---- Provided data
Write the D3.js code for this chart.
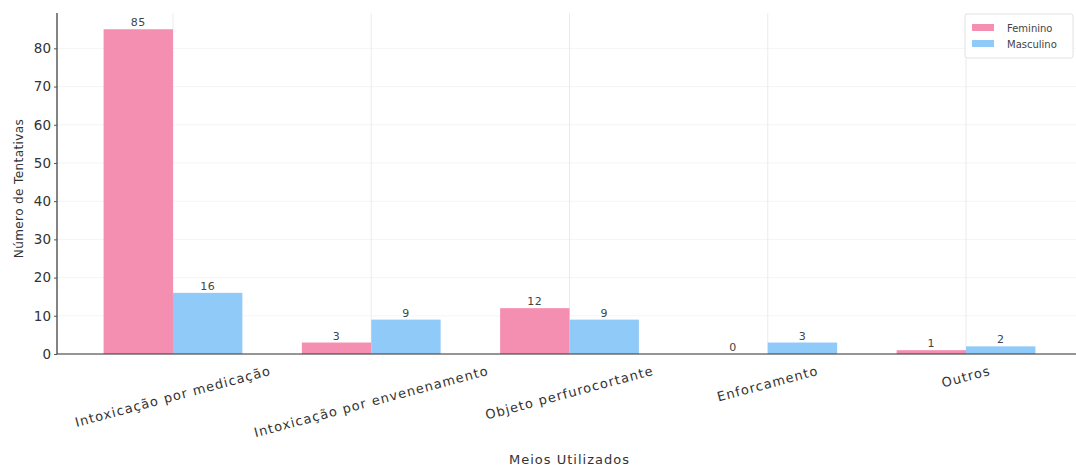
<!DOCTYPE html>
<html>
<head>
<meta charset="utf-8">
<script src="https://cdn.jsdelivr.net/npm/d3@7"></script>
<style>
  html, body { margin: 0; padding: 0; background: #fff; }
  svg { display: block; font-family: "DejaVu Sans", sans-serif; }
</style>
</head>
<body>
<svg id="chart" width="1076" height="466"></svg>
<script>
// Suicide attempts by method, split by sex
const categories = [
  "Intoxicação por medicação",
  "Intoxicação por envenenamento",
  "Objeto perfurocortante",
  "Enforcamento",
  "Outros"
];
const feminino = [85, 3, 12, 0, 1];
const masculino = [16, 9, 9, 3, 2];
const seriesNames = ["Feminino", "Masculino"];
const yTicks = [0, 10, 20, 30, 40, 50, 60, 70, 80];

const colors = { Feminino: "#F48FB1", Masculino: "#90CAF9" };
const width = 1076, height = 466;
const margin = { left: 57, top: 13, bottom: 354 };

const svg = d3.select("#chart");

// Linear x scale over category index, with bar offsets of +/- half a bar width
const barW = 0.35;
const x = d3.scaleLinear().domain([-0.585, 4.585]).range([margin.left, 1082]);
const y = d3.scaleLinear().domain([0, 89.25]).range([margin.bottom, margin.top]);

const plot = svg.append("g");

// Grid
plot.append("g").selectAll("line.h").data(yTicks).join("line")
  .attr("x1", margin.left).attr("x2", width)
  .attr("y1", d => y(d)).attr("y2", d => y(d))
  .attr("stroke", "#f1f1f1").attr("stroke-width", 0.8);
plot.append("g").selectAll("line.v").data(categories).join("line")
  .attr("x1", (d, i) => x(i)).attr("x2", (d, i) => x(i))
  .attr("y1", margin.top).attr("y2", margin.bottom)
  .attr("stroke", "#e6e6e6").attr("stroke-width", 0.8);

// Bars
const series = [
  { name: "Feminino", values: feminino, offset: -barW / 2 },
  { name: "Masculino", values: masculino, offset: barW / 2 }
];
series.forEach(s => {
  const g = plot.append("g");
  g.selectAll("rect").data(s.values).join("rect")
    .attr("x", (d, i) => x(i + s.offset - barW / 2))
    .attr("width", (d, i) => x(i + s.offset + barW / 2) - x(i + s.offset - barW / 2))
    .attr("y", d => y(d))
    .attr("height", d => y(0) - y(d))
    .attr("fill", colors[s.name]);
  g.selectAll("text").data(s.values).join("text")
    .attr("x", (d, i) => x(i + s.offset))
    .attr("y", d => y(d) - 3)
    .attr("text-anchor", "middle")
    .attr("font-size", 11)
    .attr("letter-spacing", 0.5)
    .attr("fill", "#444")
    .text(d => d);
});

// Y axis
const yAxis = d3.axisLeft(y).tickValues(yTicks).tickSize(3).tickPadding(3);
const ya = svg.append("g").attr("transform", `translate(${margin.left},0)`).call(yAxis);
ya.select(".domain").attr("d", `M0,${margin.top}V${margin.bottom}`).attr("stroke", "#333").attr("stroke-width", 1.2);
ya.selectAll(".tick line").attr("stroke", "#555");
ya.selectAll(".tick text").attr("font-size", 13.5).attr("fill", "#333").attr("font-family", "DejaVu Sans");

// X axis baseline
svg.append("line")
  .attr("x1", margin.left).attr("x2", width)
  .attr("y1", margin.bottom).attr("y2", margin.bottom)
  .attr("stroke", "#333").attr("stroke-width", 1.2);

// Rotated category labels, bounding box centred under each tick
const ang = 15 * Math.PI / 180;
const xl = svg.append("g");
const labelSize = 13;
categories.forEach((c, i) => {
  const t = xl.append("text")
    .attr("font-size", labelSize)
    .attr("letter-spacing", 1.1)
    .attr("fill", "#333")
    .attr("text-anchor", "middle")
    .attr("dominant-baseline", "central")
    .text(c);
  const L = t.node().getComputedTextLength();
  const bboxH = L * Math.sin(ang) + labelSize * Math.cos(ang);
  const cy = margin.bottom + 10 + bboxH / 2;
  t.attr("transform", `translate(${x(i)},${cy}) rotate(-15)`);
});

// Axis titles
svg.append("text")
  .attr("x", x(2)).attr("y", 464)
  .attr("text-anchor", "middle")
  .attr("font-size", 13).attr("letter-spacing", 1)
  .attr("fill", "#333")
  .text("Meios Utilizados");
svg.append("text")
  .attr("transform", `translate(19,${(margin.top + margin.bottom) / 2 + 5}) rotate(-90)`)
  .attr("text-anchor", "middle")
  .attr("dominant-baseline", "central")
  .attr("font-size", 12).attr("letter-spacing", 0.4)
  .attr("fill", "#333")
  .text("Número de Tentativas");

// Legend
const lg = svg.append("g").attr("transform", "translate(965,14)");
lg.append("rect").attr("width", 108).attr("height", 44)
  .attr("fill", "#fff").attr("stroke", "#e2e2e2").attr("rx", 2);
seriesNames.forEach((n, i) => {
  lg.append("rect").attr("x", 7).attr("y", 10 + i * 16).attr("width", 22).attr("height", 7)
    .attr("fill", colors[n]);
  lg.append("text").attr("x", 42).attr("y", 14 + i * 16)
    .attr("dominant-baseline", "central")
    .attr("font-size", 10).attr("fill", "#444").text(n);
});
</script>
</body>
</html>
--------
---- Provided data
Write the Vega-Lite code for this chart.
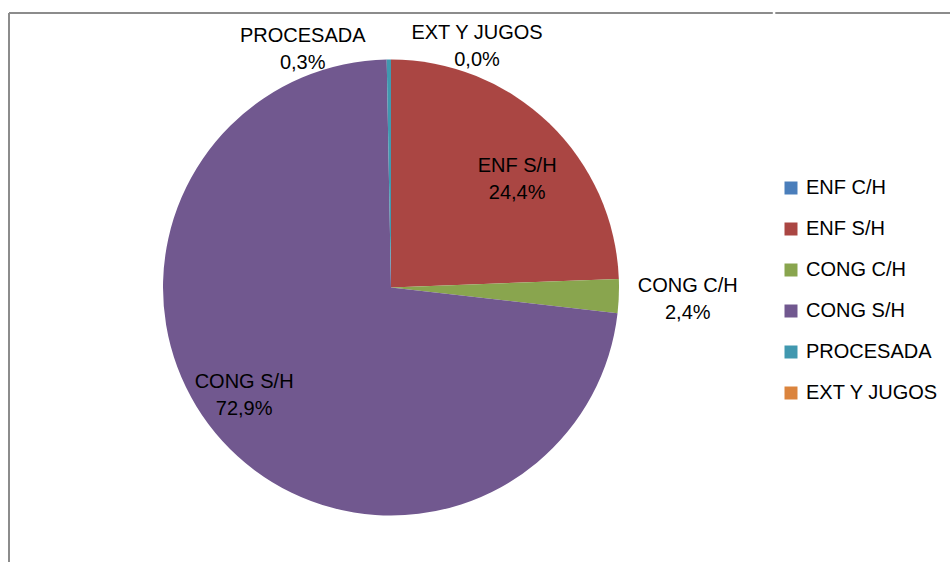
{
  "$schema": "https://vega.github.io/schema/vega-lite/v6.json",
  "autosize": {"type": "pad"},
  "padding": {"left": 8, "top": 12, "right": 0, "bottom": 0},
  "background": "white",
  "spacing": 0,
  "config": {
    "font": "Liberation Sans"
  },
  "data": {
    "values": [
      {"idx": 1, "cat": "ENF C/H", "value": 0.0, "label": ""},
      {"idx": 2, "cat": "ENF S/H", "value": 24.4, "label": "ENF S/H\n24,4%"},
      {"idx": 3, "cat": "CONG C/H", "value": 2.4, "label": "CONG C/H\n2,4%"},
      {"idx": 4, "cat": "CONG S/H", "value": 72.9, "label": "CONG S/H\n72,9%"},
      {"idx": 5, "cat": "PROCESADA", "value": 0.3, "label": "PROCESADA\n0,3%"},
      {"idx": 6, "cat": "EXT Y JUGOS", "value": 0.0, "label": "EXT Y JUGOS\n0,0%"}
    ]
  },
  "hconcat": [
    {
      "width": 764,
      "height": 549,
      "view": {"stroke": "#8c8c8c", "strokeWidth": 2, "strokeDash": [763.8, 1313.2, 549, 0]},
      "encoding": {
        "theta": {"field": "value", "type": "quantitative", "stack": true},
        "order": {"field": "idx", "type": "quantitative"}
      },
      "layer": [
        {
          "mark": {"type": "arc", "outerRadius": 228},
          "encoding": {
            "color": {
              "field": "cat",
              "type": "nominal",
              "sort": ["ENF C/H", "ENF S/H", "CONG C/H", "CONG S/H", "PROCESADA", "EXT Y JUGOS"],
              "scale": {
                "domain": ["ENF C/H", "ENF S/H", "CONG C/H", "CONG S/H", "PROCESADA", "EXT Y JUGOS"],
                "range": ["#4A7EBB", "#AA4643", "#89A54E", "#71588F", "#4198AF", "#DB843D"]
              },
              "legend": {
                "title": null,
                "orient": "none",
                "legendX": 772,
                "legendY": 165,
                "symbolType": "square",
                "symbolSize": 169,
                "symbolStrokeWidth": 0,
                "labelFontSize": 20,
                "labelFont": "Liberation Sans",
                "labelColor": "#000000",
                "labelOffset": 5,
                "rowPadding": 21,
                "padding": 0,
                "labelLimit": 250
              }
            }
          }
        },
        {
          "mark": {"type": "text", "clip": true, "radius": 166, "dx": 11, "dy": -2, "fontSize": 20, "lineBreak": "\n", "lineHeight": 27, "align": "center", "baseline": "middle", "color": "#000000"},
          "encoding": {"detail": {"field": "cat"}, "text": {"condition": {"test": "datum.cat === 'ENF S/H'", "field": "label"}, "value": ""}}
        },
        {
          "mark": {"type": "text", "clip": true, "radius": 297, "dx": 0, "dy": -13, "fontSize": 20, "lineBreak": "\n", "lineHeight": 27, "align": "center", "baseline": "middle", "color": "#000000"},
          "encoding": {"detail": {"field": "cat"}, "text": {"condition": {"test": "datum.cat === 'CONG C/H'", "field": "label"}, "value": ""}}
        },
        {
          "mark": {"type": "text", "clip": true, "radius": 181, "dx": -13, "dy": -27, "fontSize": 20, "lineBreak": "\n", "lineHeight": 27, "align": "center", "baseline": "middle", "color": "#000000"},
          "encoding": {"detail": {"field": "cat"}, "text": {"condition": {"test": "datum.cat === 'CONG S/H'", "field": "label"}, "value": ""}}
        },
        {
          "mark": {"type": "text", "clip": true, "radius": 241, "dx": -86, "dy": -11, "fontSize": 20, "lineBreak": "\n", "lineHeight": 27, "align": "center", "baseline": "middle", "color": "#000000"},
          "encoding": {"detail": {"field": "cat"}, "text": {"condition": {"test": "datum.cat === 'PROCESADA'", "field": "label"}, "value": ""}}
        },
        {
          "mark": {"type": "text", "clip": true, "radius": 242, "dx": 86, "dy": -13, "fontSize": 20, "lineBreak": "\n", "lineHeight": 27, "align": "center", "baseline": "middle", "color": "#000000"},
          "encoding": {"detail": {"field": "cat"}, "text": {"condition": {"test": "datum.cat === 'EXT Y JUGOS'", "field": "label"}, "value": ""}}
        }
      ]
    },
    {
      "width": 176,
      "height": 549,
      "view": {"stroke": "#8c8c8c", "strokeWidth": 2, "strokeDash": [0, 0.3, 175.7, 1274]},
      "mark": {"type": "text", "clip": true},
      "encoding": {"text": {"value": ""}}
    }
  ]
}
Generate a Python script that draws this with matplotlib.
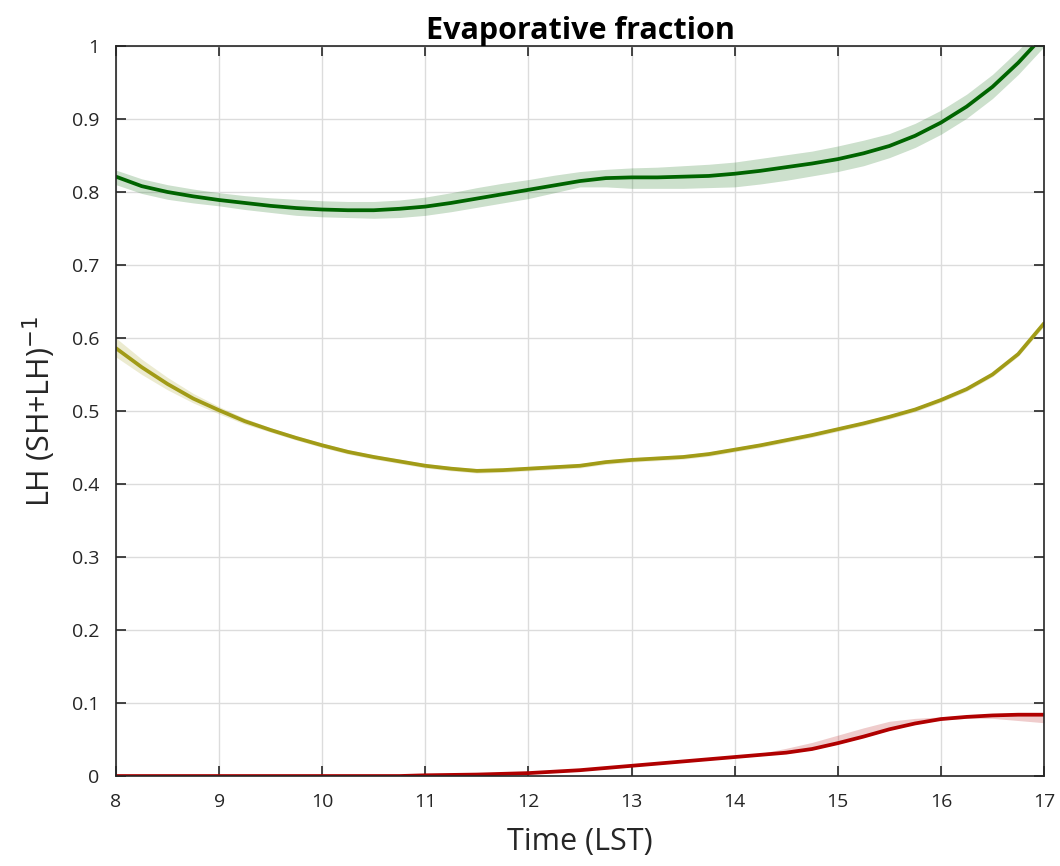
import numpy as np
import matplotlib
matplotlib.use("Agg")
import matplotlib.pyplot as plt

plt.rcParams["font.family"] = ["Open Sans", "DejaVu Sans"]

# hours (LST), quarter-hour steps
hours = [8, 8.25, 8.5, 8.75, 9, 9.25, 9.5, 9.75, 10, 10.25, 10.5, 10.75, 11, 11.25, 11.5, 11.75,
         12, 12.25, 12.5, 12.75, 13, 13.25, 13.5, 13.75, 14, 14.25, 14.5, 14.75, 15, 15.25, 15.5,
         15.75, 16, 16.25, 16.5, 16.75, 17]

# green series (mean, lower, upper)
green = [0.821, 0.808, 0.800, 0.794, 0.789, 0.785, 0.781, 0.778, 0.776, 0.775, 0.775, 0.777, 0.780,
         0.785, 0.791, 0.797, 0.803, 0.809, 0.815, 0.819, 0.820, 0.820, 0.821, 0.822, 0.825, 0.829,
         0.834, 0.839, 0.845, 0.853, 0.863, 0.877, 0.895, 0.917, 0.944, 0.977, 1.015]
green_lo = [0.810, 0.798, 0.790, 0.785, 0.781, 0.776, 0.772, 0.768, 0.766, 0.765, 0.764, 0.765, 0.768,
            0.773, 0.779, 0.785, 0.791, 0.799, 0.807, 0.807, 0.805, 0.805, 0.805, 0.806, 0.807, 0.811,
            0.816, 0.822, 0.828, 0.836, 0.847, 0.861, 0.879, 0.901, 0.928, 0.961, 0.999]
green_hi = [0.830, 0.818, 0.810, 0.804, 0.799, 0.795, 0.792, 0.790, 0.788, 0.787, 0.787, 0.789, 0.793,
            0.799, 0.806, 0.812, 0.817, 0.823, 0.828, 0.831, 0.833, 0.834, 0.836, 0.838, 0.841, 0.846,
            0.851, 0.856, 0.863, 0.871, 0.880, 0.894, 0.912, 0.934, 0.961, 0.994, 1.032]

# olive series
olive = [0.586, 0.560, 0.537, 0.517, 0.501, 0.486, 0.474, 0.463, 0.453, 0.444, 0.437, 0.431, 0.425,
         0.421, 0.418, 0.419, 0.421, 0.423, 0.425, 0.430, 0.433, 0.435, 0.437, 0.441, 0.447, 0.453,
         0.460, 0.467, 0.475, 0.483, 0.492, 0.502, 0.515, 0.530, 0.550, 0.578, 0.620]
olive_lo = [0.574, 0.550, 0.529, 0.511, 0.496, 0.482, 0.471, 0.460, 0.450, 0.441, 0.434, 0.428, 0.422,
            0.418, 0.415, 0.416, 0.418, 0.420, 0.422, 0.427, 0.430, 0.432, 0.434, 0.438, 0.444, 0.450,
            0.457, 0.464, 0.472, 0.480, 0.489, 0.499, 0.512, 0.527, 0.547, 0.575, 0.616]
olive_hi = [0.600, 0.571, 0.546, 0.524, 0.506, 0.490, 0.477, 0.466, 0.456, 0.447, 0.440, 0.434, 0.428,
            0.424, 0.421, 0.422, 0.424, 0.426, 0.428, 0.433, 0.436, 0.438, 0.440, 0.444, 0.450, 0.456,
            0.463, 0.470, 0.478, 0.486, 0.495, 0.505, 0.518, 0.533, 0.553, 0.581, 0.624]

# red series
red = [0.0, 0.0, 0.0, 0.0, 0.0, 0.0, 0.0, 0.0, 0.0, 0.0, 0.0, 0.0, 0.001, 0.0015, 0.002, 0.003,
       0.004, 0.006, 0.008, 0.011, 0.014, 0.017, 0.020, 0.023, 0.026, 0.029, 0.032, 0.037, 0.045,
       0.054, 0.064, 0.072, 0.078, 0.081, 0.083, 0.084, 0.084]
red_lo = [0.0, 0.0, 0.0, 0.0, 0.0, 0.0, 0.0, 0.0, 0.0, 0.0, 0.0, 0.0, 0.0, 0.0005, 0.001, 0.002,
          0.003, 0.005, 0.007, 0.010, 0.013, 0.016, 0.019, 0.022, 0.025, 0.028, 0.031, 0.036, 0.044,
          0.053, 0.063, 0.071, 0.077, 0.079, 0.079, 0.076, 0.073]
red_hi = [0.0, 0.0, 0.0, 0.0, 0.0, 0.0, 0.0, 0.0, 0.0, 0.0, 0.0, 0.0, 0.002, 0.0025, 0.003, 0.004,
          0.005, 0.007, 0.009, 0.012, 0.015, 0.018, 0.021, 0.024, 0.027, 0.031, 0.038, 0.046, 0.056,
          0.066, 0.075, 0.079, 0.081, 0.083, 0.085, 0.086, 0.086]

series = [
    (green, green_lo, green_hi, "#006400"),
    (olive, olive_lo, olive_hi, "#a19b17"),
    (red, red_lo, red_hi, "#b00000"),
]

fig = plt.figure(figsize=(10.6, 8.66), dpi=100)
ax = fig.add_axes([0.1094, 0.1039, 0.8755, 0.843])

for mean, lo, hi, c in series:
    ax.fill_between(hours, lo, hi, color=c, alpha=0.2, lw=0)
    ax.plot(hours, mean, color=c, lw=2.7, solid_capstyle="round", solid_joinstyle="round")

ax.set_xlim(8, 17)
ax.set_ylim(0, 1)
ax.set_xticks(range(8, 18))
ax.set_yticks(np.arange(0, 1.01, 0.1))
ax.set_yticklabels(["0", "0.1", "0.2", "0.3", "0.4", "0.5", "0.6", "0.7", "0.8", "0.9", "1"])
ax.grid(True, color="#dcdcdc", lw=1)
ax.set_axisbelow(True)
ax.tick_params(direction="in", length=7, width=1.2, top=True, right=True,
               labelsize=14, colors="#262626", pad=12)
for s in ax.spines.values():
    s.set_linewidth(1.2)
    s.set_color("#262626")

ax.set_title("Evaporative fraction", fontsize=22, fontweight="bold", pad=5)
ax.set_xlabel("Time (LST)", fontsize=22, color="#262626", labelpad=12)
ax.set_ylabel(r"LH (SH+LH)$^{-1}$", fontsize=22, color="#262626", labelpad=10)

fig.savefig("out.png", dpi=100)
--------
▶ **Brief**
Exactly how many lines in the data above contain the word "this"? Respond with the number and nothing more.

▶ **Response below**
3